29 Aug 2008 - Geographic Entity Registries
Communities of interest very often overlap and as a result there are often many database representations of a given real world object, typically reflecting different points of view about that object. A lighthouse is for navigation from the point of view of a ship, while it is merely an obstacle for an aircraft, and a feature of interest to someone on land walking or in a vehicle. These different perspectives on the same object are often difficult to reconcile. Furthermore, it is often difficult to know that we are even talking about the same object.
Names are assigned to physical features and gazetteers have long been employed to link these names to the associated physical feature. To the toponymist, the name has priority, as from their perspective the corresponding physical feature may be ill defined geographically or at least defined in some fuzzy manner. There are often many names that are linked together, with one of the names being recognized in some sense as the official one, although I suspect with the advent of Web 2.0, an agreement on an official name may be increasingly problematic.
Addresses are another sort of common attribute that we might associate with a physical object such as a building, a land parcel, or a prospective building site (it need not yet exist). Given physical objects some might easily have several addresses associated with them, just as they may have several geometric properties.
Addresses are of course critical since they serve as a tie point for legal matters, postal delivery and emergency response.
On reflection one might think that these different notions of names, addresses, and object identification could be unified in some way, and I would propose that this be done using a Geographic Entity Registry. Such a registry could be global (whole planet) or quite local such as a province or state. Identifiers would be globally unique in either case. The registry would not seek to capture any more information about an entity other than that required to identify it. This might include a globally unique ID, a nominal position, and bounding rectangle, some textual description, and perhaps a photograph, satellite or aerial image. Remember this information is NOT intended to be used for anything other than the identification of the real world object, and its discrimination from other real world objects.
It might also be important to the identification to provide specific associations between the object in question and other objects in the registry. For example, a tower might be a component of a bridge, and the bridge a component of a highway system.
Geographic entities should in no way be restricted, and can include things that are transient in a nature, non-physical (e.g. political boundary), or which are planned or have been removed, in addition to more familiar and supposedly permanent objects. In fact the notion of a real world identifier must take this into account, and a new identifier being created at some point when a given object has been modified so much that its identity has changed fundamentally.
Some of these geographic entities may have addresses assigned to them, and in principle many such addresses might be assigned to a given entity. Should this be part of the identification information or part of a particular description of the entity maintained in another database? Same question for names. I think this is likely more a question of the business processes associated with the maintenance of this information than anything else. One could certainly conceive a geographic entity registry that contains the identifiers for all geographic entities and where appropriate associates names (multiple) and addresses (multiple) with these entities as appropriate.
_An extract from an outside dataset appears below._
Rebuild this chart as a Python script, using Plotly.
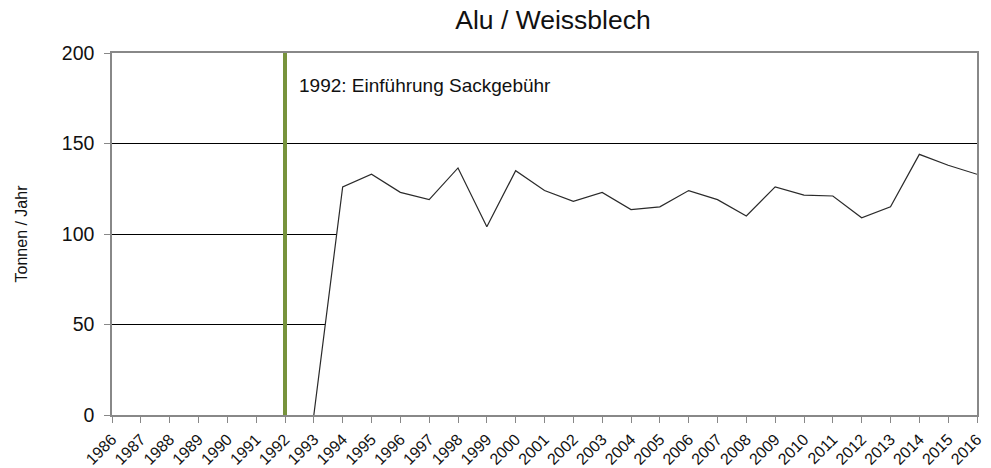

The issue of which databases are describing the same real world object is now answered by having these different database entries refer to the appropriate geographic entity identifier. Hence the lighthouse identifier would be referenced a like by the aviation, nautical and land databases, even though they provide completely different descriptions of that lighthouse. It is then perfectly clear that all of these databases are talking about the same real world entity.
What about the primacy of name from the toponymist’s perspective? Is this not subverted by our geographic entity registry? Not really. Our registry must really be seen as a registry of identifiers, and names are kinds of identifiers. All names attached to the same identifier are considered to be alternative names for the same thing. Furthermore one can readily assign any weighting (alternative, official, etc) that one may choose, and since the identifier is itself a meaningless tag, there is likely to be less conflict as to which name has primacy over any other. We can also see that different identifiers may be associated with the same name. For example, “Horseshoe Bay” is a part of West Vancouver, and a part of Howe Sound. Of course these are easily distinguished by having different identification strings, and by being classified as different types of entities (taxonomies) in the entity registry and by having different associations to other identifiers (e.g. the “part of” association). Yet “Horseshoe Bay”, the name can be used to refer to each of them.
What is emerging in this discussion is some of the key requirements for a Geographic Entity Registry, namely 1) the ability to assign globally unique identifiers 2) the ability to attach enough information to these identifiers so that we know what entity is being considered 3) the ability to assign multiple names and possibly addresses to an identifier 4) the ability to classify the identified entities by type (taxonomy), and 5) the ability to associate entities with one another.
I believe we will see global Geographic Entity Registries emerge in the next few years. This will be an important step in building the GeoWeb.